In one of the most striking examples of Bitcoin’s gravitational pull on corporate balance sheets, Strategy — formerly known as MicroStrategy — reported a first-quarter net loss of $12.77 billion attributable to common shareholders, despite an 11.9% rise in revenue to $124.3 million. The colossal gap, according to filings, was primarily driven by $14.46 billion in unrealised losses on its Bitcoin holdings under fair-value accounting rules.

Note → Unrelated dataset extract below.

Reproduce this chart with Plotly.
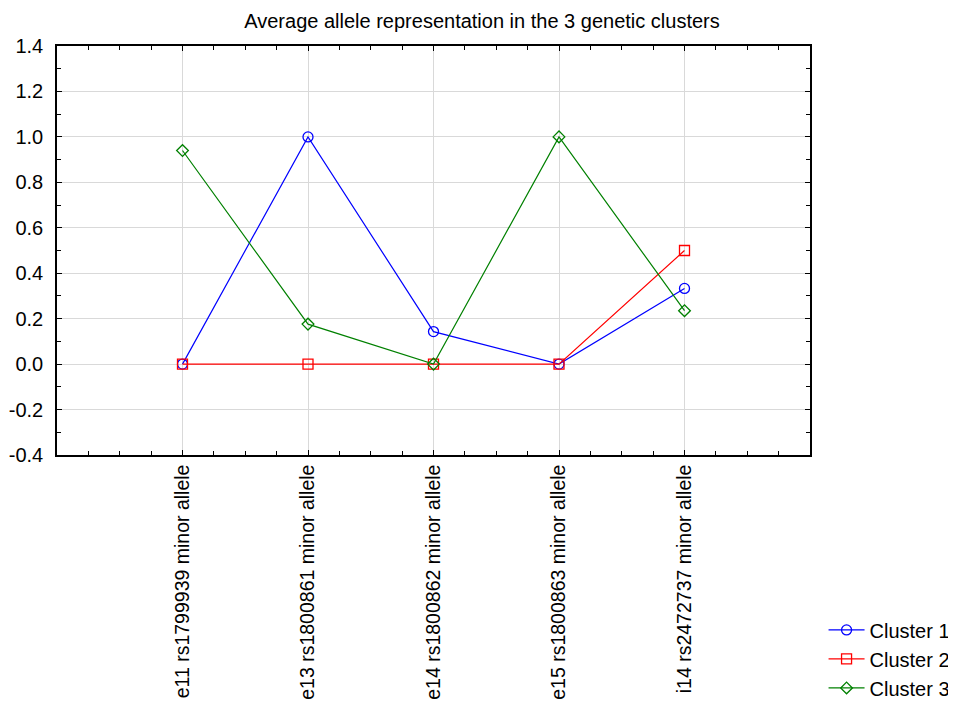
import plotly.graph_objects as go

categories = [
    "e11 rs1799939 minor allele",
    "e13 rs1800861 minor allele",
    "e14 rs1800862 minor allele",
    "e15 rs1800863 minor allele",
    "i14 rs2472737 minor allele",
]
cluster1 = [0.0, 1.0, 0.143, 0.0, 0.333]
cluster2 = [0.0, 0.0, 0.0, 0.0, 0.5]
cluster3 = [0.94, 0.176, 0.0, 1.0, 0.235]
y_ticks = [-0.4, -0.2, 0.0, 0.2, 0.4, 0.6, 0.8, 1.0, 1.2, 1.4]
y_tick_labels = [f"{v:.1f}" for v in y_ticks]

xpos = list(range(len(categories)))
font = "Liberation Sans, Arial, sans-serif"

fig = go.Figure()
series = [
    ("Cluster 1", cluster1, "#0000ff", "circle-open", 10),
    ("Cluster 2", cluster2, "#ff0000", "square-open", 10),
    ("Cluster 3", cluster3, "#008000", "diamond-open", 9),
]
for name, vals, col, sym, sz in series:
    fig.add_trace(go.Scatter(
        x=xpos, y=vals, name=name, mode="lines+markers",
        line=dict(color=col, width=1.2),
        marker=dict(symbol=sym, size=sz, color=col, line=dict(color=col, width=1.3)),
    ))

fig.update_layout(
    width=948, height=698,
    margin=dict(l=49, r=146, t=38, b=251, autoexpand=False),
    paper_bgcolor="white", plot_bgcolor="white",
    font=dict(family=font, size=20, color="black"),
    title=dict(text="Average allele representation in the 3 genetic clusters",
               x=0.5, xanchor="center", y=1 - 13 / 698, yanchor="middle",
               font=dict(size=20, color="black")),
    legend=dict(x=1.018, y=-0.38, xanchor="left", yanchor="top",
                bgcolor="rgba(0,0,0,0)", font=dict(size=20),
                tracegroupgap=0, itemwidth=36),
    showlegend=True,
)
fig.update_xaxes(
    range=[-1, 5], tickmode="array", tickvals=xpos, ticktext=categories,
    tickangle=-90, showgrid=True, gridcolor="#d9d9d9", gridwidth=1,
    showline=True, linecolor="black", linewidth=1.5, mirror="ticks",
    ticks="inside", ticklen=5, tickcolor="black", zeroline=False, automargin=False,
    minor=dict(dtick=0.25, tick0=0, ticks="inside", ticklen=4, tickcolor="black", showgrid=False),
    tickfont=dict(size=19.5),
)
fig.update_yaxes(
    range=[-0.4, 1.4], tickmode="array", tickvals=y_ticks, ticktext=y_tick_labels,
    showgrid=True, gridcolor="#d9d9d9", gridwidth=1,
    showline=True, linecolor="black", linewidth=1.5, mirror="ticks",
    ticks="inside", ticklen=5, tickcolor="black", zeroline=False, automargin=False,
    minor=dict(dtick=0.1, tick0=0, ticks="inside", ticklen=4, tickcolor="black", showgrid=False),
    tickfont=dict(size=20), ticklabelstandoff=8,
)
fig.write_html("out.html")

Yet, for Michael Saylor, Strategy’s executive chairman and the crypto industry’s most vocal corporate evangelist, the quarter was less a failure than a test of conviction. Saylor argued that internal Bitcoin-based metrics — including what he calls the “BTC Yield” and “BTC Gain” measures — tell a more meaningful story of shareholder progress than GAAP losses can capture.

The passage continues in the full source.